Если история России требует другой «формулы», то в особой «формуле» нуждается и русская литература, т. е. в иных эстетических формах

88

и критериях художественности. Характер искусства, его формы и стиль должны соответствовать духу народа, его историческим судьбам. Абстрактная поэтичность и красивость, не связанные с национальными традициями, с особенностями национальной жизни, по представлениям Пушкина, бесплодны, они им не принимаются. «В нем все чуждо нашим нравам и духу, все, даже самая очаровательная прелесть поэзии», — резко отозвался он о «Ермаке» Хомякова (XI, 180).

Естественно, что в русской литературе в соответствии с отмеченным Пушкиным своеобразием сложившихся исторических условий детерминированность получает уже во многом иной характер.
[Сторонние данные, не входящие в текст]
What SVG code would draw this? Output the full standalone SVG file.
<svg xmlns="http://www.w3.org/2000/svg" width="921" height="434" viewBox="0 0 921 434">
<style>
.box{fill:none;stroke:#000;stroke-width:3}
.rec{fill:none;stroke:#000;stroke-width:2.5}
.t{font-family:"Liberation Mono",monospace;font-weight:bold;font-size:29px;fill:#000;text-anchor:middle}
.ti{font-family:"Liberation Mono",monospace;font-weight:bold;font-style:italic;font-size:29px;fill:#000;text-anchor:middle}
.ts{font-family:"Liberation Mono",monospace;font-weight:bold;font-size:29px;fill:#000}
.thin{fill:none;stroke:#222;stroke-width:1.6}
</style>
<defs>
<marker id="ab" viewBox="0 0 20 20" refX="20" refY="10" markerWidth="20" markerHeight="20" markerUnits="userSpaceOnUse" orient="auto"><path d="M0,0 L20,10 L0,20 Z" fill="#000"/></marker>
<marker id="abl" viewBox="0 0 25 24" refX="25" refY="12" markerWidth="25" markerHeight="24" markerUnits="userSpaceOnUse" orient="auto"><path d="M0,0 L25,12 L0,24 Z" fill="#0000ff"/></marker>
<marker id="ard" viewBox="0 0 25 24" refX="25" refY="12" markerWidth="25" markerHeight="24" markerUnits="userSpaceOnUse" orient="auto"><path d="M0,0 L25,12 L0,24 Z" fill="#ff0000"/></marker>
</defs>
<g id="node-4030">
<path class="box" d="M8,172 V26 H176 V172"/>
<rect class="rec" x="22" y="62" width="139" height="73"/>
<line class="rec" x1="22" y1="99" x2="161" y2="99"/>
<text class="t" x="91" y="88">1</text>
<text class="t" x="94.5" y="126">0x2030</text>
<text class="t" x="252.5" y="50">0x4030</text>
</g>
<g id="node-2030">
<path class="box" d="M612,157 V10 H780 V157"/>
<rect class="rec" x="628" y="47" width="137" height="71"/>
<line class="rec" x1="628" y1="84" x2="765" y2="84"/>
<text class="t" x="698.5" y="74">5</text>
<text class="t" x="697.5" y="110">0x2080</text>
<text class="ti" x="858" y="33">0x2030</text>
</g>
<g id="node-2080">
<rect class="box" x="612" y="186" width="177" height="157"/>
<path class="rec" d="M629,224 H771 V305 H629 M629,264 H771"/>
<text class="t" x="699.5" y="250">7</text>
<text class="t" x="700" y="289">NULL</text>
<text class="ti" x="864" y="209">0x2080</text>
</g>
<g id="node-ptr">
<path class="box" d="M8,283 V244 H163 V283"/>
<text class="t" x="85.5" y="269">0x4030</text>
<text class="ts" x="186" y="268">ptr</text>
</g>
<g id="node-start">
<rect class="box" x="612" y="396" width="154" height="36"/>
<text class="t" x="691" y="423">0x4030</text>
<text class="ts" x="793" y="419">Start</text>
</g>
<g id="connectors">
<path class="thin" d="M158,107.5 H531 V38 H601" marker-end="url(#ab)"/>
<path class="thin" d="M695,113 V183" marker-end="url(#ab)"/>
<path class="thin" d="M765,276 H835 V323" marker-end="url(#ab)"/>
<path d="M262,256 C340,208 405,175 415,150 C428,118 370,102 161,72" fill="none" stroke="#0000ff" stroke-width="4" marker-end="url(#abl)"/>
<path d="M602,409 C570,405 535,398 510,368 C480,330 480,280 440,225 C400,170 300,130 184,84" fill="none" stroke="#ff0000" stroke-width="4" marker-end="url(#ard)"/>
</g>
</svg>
Русская литература преимущественное внимание концентрировала не на изображении самой по себе «среды», а на проявлениях духовной жизни общества, на нравственных исканиях личности, на поисках ею исторической перспективы, на неразгаданном, непроясненном в самой действительности.10 Причинная обусловленность выражается при этом чаще в скрытых формах. Такого рода внутренняя детерминированность дает о себе знать и в пушкинском лирическом романе.

Стремление передать своеобразие той или иной эпохи, запечатлеть ее конфликты и тенденции ее развития связано с утверждением в русской литературе принципа историзма. Само понятие «эпоха» представляет собою многослойную и динамическую структуру, которая складывается из многообразных, переплетающихся между собой компонентов — духовного и материального, внешнего и внутреннего порядка. Одни из них более подвижны, другие, глубинные, напротив, менее подвержены изменениям, более традиционны. При этом конкретно-историческое отнюдь не отменяет общечеловеческого; последнее в свою очередь проявляется в исторических, национально-своеобразных формах. Искусство, осуществляющее связь времен, передающее духовную эстафету поколений, особенно чутко к указанной диалектике. Пушкинский роман «Евгений Онегин» — одно из подтверждений этого.
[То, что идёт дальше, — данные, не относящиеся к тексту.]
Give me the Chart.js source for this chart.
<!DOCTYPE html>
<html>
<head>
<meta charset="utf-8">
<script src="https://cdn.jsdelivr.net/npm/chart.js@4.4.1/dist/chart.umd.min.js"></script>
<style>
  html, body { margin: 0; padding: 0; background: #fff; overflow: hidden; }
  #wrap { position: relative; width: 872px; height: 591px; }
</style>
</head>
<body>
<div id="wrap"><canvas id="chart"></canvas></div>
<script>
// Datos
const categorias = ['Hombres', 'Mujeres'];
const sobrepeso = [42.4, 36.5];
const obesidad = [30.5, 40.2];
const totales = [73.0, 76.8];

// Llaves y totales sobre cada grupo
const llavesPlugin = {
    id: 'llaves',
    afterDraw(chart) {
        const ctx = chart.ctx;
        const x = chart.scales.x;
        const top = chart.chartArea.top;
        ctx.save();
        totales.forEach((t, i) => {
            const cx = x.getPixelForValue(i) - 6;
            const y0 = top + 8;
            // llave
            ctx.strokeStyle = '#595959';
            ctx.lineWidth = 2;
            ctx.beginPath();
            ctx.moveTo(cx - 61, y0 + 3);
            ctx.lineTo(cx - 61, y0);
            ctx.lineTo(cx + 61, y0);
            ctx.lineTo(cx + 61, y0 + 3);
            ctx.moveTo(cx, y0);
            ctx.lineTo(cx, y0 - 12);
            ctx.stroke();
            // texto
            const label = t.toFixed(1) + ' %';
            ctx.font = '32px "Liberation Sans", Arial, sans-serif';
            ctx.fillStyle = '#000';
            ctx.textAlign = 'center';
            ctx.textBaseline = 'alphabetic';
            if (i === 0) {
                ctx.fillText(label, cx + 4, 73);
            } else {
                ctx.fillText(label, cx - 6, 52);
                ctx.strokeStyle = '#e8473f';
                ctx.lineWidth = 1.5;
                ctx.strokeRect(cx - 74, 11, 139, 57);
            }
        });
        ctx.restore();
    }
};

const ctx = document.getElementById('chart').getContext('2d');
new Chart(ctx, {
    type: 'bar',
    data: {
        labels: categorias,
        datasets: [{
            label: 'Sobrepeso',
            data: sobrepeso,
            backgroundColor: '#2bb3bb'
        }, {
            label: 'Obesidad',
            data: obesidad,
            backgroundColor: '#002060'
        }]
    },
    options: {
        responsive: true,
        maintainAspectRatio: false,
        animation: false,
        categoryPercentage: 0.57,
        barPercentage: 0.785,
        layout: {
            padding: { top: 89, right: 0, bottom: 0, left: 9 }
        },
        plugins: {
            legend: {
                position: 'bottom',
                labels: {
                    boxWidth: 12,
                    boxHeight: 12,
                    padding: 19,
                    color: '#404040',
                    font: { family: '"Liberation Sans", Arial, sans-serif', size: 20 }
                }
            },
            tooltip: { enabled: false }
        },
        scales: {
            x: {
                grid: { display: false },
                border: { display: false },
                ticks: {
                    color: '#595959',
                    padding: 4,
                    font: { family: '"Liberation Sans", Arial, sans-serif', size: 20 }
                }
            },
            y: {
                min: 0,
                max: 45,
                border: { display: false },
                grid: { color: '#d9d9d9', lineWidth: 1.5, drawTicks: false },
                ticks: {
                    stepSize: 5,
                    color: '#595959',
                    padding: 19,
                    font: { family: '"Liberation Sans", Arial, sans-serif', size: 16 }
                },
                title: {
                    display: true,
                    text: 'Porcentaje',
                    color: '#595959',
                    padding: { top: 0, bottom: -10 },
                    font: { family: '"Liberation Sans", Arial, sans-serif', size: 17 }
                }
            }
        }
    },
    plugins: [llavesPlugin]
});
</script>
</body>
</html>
Белинский писал об эпохе, вызвавшей к жизни пушкинскую поэзию, в том числе и его «роман в стихах»: «12-й год, потрясши всю Россию из конца в конец, пробудил ее спящие силы и открыл в ней новые, дотоле неизвестные источники сил, чувством общей опасности сплотил в одну огромную массу косневшие в чувстве разъединенных интересов частные воли, возбудил народное сознание и народную гордость».11 По мысли критика, общенациональный духовный подъем характеризовался преодолением разъединенности, слиянием воедино частных интересов и воль. В плане историческом этот процесс, приходившийся на пушкинскую эпоху, явился следствием всей предшествующей истории России, скрещением не только итогов прошлого, но и перспектив ее будущего развития.
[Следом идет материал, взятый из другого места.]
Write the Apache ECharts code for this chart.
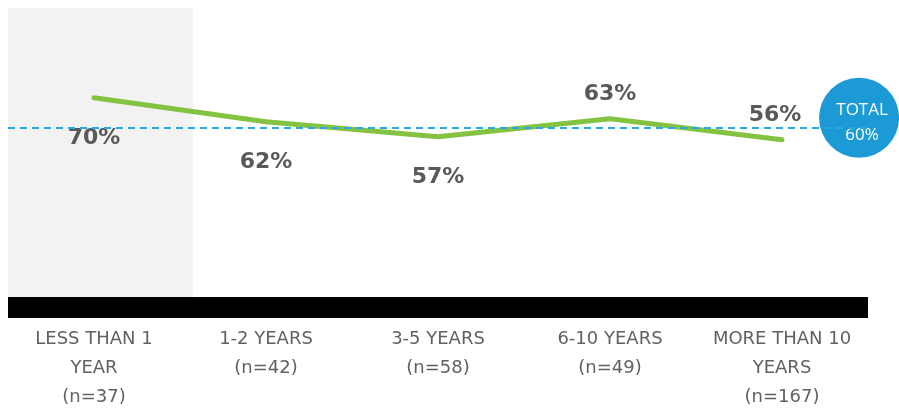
<!DOCTYPE html>
<html>
<head>
<meta charset="utf-8">
<script src="https://cdn.jsdelivr.net/npm/echarts@6/dist/echarts.min.js"></script>
<style>
  html, body { margin: 0; padding: 0; background: #ffffff; }
  #chart { width: 899px; height: 413px; }
</style>
</head>
<body>
<div id="chart"></div>
<script>
// Tenure groups and the share for each group
const categories = [
  'LESS THAN 1\nYEAR\n(n=37)',
  '1-2 YEARS\n(n=42)',
  '3-5 YEARS\n(n=58)',
  '6-10 YEARS\n(n=49)',
  'MORE THAN 10\nYEARS\n(n=167)'
];
const shares = [70, 62, 57, 63, 56];
const labelSides = ['bottom', 'bottom', 'bottom', 'top', 'top'];
const total = 60;

const GREEN = '#84C341';
const BLUE = '#1C9AD6';
const TEXT = '#595959';
const LABEL_FONT = '"DejaVu Sans", "Open Sans", sans-serif';

const lineData = shares.map((v, i) => ({
  value: v,
  label: {
    position: labelSides[i],
    distance: labelSides[i] === 'bottom' ? 29 : 13,
    offset: i === 4 ? [-7, 0] : [0, 0]
  }
}));

const chart = echarts.init(document.getElementById('chart'), null, { renderer: 'canvas' });

chart.setOption({
  animation: false,
  backgroundColor: '#ffffff',
  grid: { left: 8, right: 31, top: 8, bottom: 105.5, containLabel: false, outerBoundsMode: 'none' },
  xAxis: [
    {
      type: 'category',
      data: categories,
      boundaryGap: true,
      z: 10,
      axisLine: { show: true, lineStyle: { color: '#000000', width: 21, cap: 'butt' } },
      axisTick: { show: false },
      splitLine: { show: false },
      axisLabel: {
        interval: 0,
        color: '#616161',
        fontFamily: LABEL_FONT,
        fontSize: 18,
        lineHeight: 29,
        margin: 17
      }
    },
    {
      // helper axis: one unit per category band, used for the shaded band and the total badge
      type: 'value',
      min: 0,
      max: 5,
      show: false
    }
  ],
  yAxis: {
    type: 'value',
    min: 0,
    max: 100,
    show: false,
    splitLine: { show: false }
  },
  series: [
    {
      // shaded background behind the first group
      type: 'scatter',
      xAxisIndex: 1,
      data: [],
      z: 1,
      silent: true,
      markArea: {
        silent: true,
        itemStyle: { color: '#F2F2F2' },
        data: [[{ xAxis: 0, yAxis: 0 }, { xAxis: 1.075, yAxis: 100 }]]
      }
    },
    {
      type: 'line',
      xAxisIndex: 0,
      data: lineData,
      z: 3,
      symbol: 'circle',
      symbolSize: 1,
      itemStyle: { color: GREEN },
      lineStyle: { color: GREEN, width: 5, cap: 'round', join: 'round' },
      label: {
        show: true,
        formatter: '{c}%',
        color: TEXT,
        fontFamily: LABEL_FONT,
        fontWeight: 'bold',
        fontSize: 22
      },
      markLine: {
        silent: true,
        symbol: ['none', 'none'],
        label: { show: false },
        lineStyle: { color: '#29A8E0', width: 2, type: [7, 5] },
        data: [{ yAxis: total }]
      }
    },
    {
      // total badge
      type: 'scatter',
      xAxisIndex: 1,
      z: 4,
      silent: true,
      symbol: 'circle',
      symbolSize: 80,
      symbolOffset: [0, -10],
      itemStyle: { color: BLUE, opacity: 1 },
      data: [[4.948, total]],
      label: {
        show: true,
        position: 'inside',
        offset: [3, 5],
        formatter: 'TOTAL\n' + total + '%',
        color: '#ffffff',
        fontFamily: '"Open Sans", sans-serif',
        fontSize: 17,
        lineHeight: 25
      }
    }
  ]
});
</script>
</body>
</html>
Именно на этой национально-исторической почве выросла поэтическая система пушкинского «Евгения Онегина» с его специфическим лиризмом, слиянием эпического и лирического начал, корни которых уходят в глубь русской истории и русской художественной культуры. Окрашенный неповторимым национальным колоритом, этот лиризм, в котором словно аккумулируются чувства и надежды, спаянные и очищенные историей, имеет уже не только «индивидуальный» характер. В чем-то существенном он аналогичен лиризму народной песни с его

89

обобщающей природой. О том, что народность пушкинского романа выражается прежде всего в характере его лиризма, проницательно писал еще Д. В. Веневитинов в «Ответе г. Полевому» («Сын отечества», 1825): «Народность, — настаивал он, — отражается не в картинах, принадлежащих какой-либо особенной стороне, но в самих чувствах поэта, напитанного духом одного народа и живущего, так сказать, в развитии, успехах и отдельности его характера».12

В центре пушкинского романа — не раздробленность разъединенных материально-бытовых сфер и столкновение различных, связанных с ними интересов, а нечто принципиально иное: духовные устремления героев, поиски идеала в себе и в окружающих людях, проблема нравственного очищения личности, ее приобщения к народно-национальной почве. Понятно, что и формы детерминированности в романе Пушкина носят специфический характер. Далеко не все получает здесь четкую мотивированность, выступает проясненным до конца. Напротив, всегда остается нечто недосказанное, загадочное, логически до конца не объясненное, и связано это отнюдь не с непреодоленным до конца методом романтизма, а прежде всего с особенностями самой изображаемой русской жизни.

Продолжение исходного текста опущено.